Given the earlier background of Darra Singh as chief executive of a black-led housing association, it might be speculated that the CIC’s conclusions on single group funding came in part from his experience. It is certainly the case that many of the eighty-odd BME associations established in the 1980s have diversified to take on wider roles, serving wider communities than those from which they originally drew their base. However, they have also had more than twenty years to mature in this way, whereas newer organisations based in newer migrant communities are still in many cases in their formative stages, and struggling for resources. A shift in climate against single group funding may make life even more difficult for them. This would, indeed, be an unfortunate legacy of the CIC’s work.
Conclusion
In the end, however, it seems facile to dismiss the CIC’s vision as ‘naïve’ and to dismiss its efforts to get to grips with what Vertovec (2006) has called Britain’s new ‘super-diversity’. In arguing that the CIC merely repeats in a different form what McGhee sees as the mistakes of the earlier reports on cohesion (for example, the Cantle report – Home Office, 2001), he dismisses various important features of the CIC report which respond to the changed reality of mixed neighbourhoods in Britain today. For example:
- Its call for policy to reflect the complexity of needs brought by ‘super-diversity’, rather than being locked into dealing only with what are now Britain’s long-established BME communities.

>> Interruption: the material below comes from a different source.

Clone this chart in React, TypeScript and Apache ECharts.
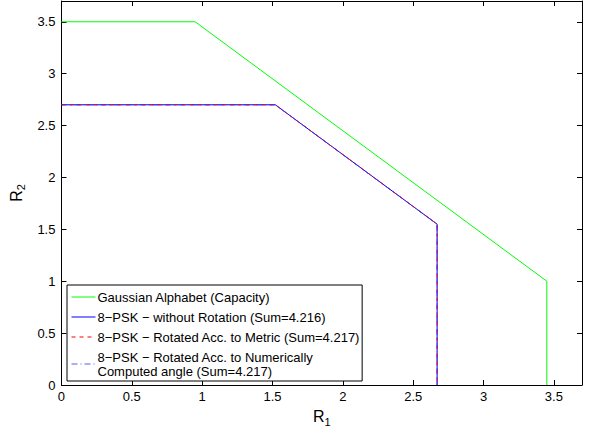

- Its advocacy of the importance of recent migration, in its impact both on local areas (e.g. in terms of its affect on the housing market) and on people’s perceptions about newcomers.
- Its recognition that issues about cohesion now extend to many different areas, in addition to those affected by the 2001 disturbances, including many places which hitherto have had little experience of ethnic diversity.
- Its recognition, too, that cohesion is not just about race, ethnicity and faith, but for example is about relationships between younger and older people in an area.
- Its advocacy of local approaches, which respond to the different circumstances of different towns and neighbourhoods.
- Its emphasis on the potential of community development work to improve relationships between groups at neighbourhood level.
- Its questioning of the significance of physical segregation and ‘residential clustering’ as barriers to cohesion between ethnic groups.
- Its arguments for better communication strategies – especially to ‘bust myths’ about migration and access to services.
- Its call for a positive policy towards integrating migrants, especially focussing on their English-language needs.
- Its contention that integration implies a responsibility on both new residents and existing residents in an area to adapt to one another, rather than the responsibility lying only with the newcomers.
To end on a point of agreement with McGhee, it would be a pity if the main outcome of the CIC’s work were to be an over-simplistic and potentially damaging shift in funding policy away from supporting community-based groups in minority ethnic communities. if, on the other hand, it were to lead to lasting policy changes which reflect the important elements of the report set out above, its legacy would be much more positive.